From Michael Lewis King to Martin Luther King

Today we are celebrating the birth of Reverend Dr. Martin Luther King, Jr. Last fall we celebrated the 500th anniversary of the Protestant Reformation, which was initiated by his namesake, Martin Luther.

Martin Luther, a Catholic monk, could not adjust to the corruption in church practices during his day, so in 1517 he nailed his 95 theses on the door of the cathedral challenging the selling of indulgences. Indulgences were payments by friends and family to the church in Rome to—among other things—reduce time in purgatory for dead loved ones.
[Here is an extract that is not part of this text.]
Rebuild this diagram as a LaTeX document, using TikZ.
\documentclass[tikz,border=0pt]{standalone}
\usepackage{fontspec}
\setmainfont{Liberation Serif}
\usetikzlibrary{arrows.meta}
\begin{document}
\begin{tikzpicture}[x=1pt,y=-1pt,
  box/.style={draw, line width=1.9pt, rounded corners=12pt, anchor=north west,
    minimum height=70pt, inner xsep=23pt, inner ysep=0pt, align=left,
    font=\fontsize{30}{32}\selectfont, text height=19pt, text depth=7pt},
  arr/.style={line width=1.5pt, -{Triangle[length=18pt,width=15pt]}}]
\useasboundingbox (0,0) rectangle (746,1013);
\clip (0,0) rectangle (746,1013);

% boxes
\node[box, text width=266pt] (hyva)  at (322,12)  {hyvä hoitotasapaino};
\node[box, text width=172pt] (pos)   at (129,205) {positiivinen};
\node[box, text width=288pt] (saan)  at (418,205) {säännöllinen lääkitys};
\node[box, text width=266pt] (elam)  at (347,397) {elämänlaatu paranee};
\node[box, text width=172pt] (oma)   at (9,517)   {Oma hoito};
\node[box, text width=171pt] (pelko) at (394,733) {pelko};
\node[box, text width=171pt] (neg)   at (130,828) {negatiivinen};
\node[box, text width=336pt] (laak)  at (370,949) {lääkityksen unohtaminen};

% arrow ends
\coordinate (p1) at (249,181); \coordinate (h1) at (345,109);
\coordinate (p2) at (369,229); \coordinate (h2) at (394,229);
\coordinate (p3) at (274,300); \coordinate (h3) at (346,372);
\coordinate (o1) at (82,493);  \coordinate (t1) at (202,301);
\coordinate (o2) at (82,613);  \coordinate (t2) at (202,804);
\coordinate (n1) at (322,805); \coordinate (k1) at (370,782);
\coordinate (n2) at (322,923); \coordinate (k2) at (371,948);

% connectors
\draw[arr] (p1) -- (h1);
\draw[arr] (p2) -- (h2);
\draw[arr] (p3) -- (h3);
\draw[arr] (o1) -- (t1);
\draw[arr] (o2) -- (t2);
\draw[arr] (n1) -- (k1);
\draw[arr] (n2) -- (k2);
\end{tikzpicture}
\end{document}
Luther’s theses questioned the Pope’s power to manage purgatory, and he criticized the church’s wealth. Of course, they excommunicated him, splitting the Catholic Church and starting Protestantism.

Martin Luther King, Jr., was named after his father; however, when he was born his father’s name was Michael Lewis King. Therefore, that was junior’s name. However, that changed in 1930 when Daddy King attended a Baptist conference in Germany. Apparently inspired by the story of Martin Luther and his refusal to “go along to get along” he returned home and renamed himself and his toddler son, Martin Luther King.
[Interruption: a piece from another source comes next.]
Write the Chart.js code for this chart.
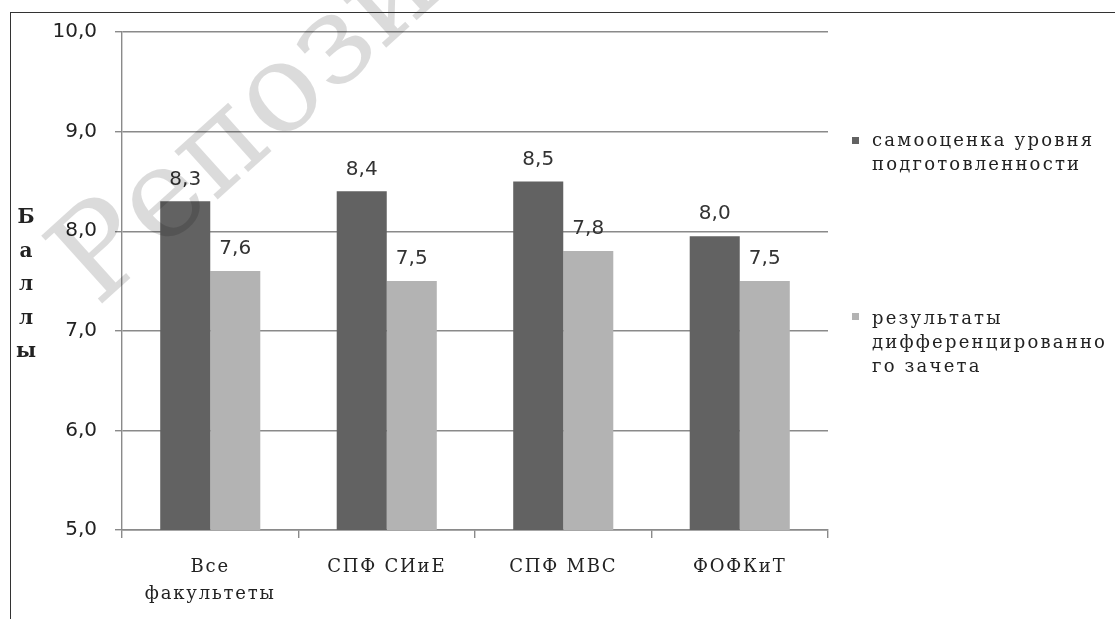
<!DOCTYPE html>
<html>
<head>
<meta charset="utf-8">
<script src="https://cdn.jsdelivr.net/npm/chart.js@4"></script>
<style>
    html, body { margin: 0; padding: 0; background: #fff; }
    #wrap { position: relative; width: 1115px; height: 619px; overflow: hidden; }
    #frame { position: absolute; left: 10px; top: 12px; right: -5px; bottom: -5px;
        border-left: 1.5px solid #333; border-top: 1.5px solid #333; pointer-events: none; }
    .leg { position: absolute; left: 872px; font-family: "DejaVu Serif", serif;
        font-size: 18px; letter-spacing: 2.2px; line-height: 24px; color: #222; white-space: nowrap; }
    .mark { position: absolute; left: 852px; width: 7px; height: 7px; }
</style>
</head>
<body>
<div id="wrap">
    <canvas id="c" width="1115" height="619"></canvas>
    <div id="frame"></div>
    <div class="mark" style="top:137px; background:#626262"></div>
    <div class="leg" style="top:128px">самооценка уровня<br>подготовленности</div>
    <div class="mark" style="top:313px; background:#b3b3b3"></div>
    <div class="leg" style="top:306px">результаты<br>дифференцированно<br>го зачета</div>
</div>
<script>
// Data
const categories = [['Все', 'факультеты'], 'СПФ СИиЕ', 'СПФ МВС', 'ФОФКиТ'];
const selfRating = [8.3, 8.4, 8.5, 7.95];
const testResults = [7.6, 7.5, 7.8, 7.5];
const yTitleLetters = ['Б', 'а', 'л', 'л', 'ы'];

const fmt = v => (Math.round(v * 10) / 10).toFixed(1).replace('.', ',');

// value labels above bars
const barLabels = {
    id: 'barLabels',
    afterDatasetsDraw(chart) {
        const ctx = chart.ctx;
        ctx.save();
        ctx.font = '20px "DejaVu Sans"';
        ctx.fillStyle = '#333';
        ctx.textAlign = 'center';
        ctx.textBaseline = 'middle';
        chart.data.datasets.forEach((ds, i) => {
            chart.getDatasetMeta(i).data.forEach((bar, j) => {
                ctx.fillText(fmt(ds.data[j]), bar.x, bar.y - 22);
            });
        });
        ctx.restore();
    }
};

// category labels (spaced serif), stacked y title, watermark
const extras = {
    id: 'extras',
    afterDraw(chart) {
        const ctx = chart.ctx;
        const xs = chart.scales.x;
        ctx.save();
        ctx.font = '18px "DejaVu Serif"';
        ctx.letterSpacing = '1.8px';
        ctx.fillStyle = '#222';
        ctx.textAlign = 'center';
        ctx.textBaseline = 'middle';
        categories.forEach((c, i) => {
            const lines = Array.isArray(c) ? c : [c];
            lines.forEach((t, k) => ctx.fillText(t, xs.getPixelForValue(i), 567 + k * 27));
        });
        ctx.letterSpacing = '0px';

        ctx.font = 'bold 20px "DejaVu Serif"';
        yTitleLetters.forEach((l, i) => ctx.fillText(l, 26, 218 + i * 33.5));

        // faint watermark
        ctx.translate(97, 308);
        ctx.rotate(-42 * Math.PI / 180);
        ctx.font = '125px "DejaVu Serif"';
        ctx.fillStyle = 'rgba(0,0,0,0.14)';
        ctx.textAlign = 'left';
        ctx.textBaseline = 'alphabetic';
        ctx.fillText('Репозиторий', 0, 0);
        ctx.restore();
    }
};

new Chart(document.getElementById('c'), {
    type: 'bar',
    data: {
        labels: categories,
        datasets: [
            { label: 'самооценка уровня подготовленности', data: selfRating, backgroundColor: '#626262' },
            { label: 'результаты дифференцированного зачета', data: testResults, backgroundColor: '#b3b3b3' }
        ]
    },
    options: {
        responsive: false,
        animation: false,
        layout: { padding: { left: 10, right: 287, top: 32, bottom: 0 } },
        datasets: { bar: { barPercentage: 1, categoryPercentage: 0.567 } },
        plugins: { legend: { display: false }, tooltip: { enabled: false } },
        scales: {
            y: {
                min: 5, max: 10,
                afterFit: s => { s.width = 112; },
                ticks: {
                    stepSize: 1, padding: 18, color: '#222',
                    font: { family: 'DejaVu Sans', size: 20 },
                    callback: v => fmt(v)
                },
                grid: { color: '#8a8a8a', lineWidth: 1.4, tickLength: 7 },
                border: { color: '#8a8a8a', width: 1.4 }
            },
            x: {
                afterFit: s => { s.height = 89; },
                ticks: { display: false },
                grid: { offset: true, drawOnChartArea: false, color: '#8a8a8a', lineWidth: 1.4, tickLength: 8 },
                border: { color: '#8a8a8a', width: 1.4 }
            }
        }
    },
    plugins: [barLabels, extras]
});
</script>
</body>
</html>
According to Martin Luther King’s definition, Martin Luther was creatively maladjusted, and he calls on more of us to do likewise:

“And I call upon you to be maladjusted and all people of good will to be maladjusted to these things until the good society is realized. I never intend to adjust myself to segregation and discrimination. I never intend to become adjusted to religious bigotry. I never intend to adjust myself to economic conditions that will take necessities from the many to give luxuries to the few, and leave millions of people perishing on a lonely island of poverty in the midst of a vast ocean of prosperity. I must honestly say, however much criticism it brings, that I never intend to adjust myself to the madness of militarism, and to the self-defeating effects of physical violence…
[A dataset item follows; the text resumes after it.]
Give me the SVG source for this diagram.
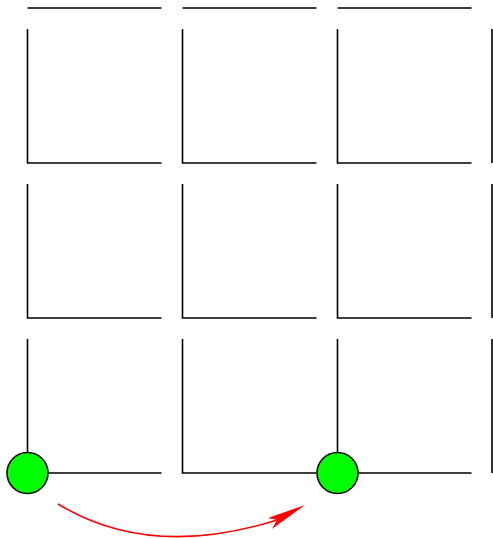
<svg xmlns="http://www.w3.org/2000/svg" width="493" height="538" viewBox="0 0 493 538">
<style>
.g{stroke:#000;stroke-width:1.6;fill:none;stroke-linecap:butt}
.n{fill:#00ff00;stroke:#000;stroke-width:1.6}
.a{stroke:#ff0000;stroke-width:1.6;fill:none}
</style>
<rect width="493" height="538" fill="#fff"/>
<g id="grid" class="g">
<path d="M27.5,8H161.5M182.5,8H316.5M337.5,8H471.5"/>
<path d="M27.5,29V163H161.5M182.5,29V163H316.5M337.5,29V163H471.5M492,29V163"/>
<path d="M27.5,184V318H161.5M182.5,184V318H316.5M337.5,184V318H471.5M492,184V318"/>
<path d="M27.5,339V473H161.5M182.5,339V473H316.5M337.5,339V473H471.5M492,339V473"/>
</g>
<g id="connectors">
<path class="a" d="M58,504 Q150,560 277,520"/>
<polygon points="305,505 268,518 277,520 272,529" fill="#ff0000"/>
</g>
<g id="node1"><circle class="n" cx="27.5" cy="473" r="20.5"/></g>
<g id="node2"><circle class="n" cx="337.5" cy="473" r="20.5"/></g>
</svg>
I must confess that I believe firmly that our world is in dire need of a new organization – the International Association for the Advancement of Creative Maladjustment. Men and women as maladjusted as the prophet Amos, who in the midst of the injustices of his day, cried out in words that echo across the centuries—”Let justice roll down like waters and righteousness like a mighty stream.” –Martin Luther King, Jr.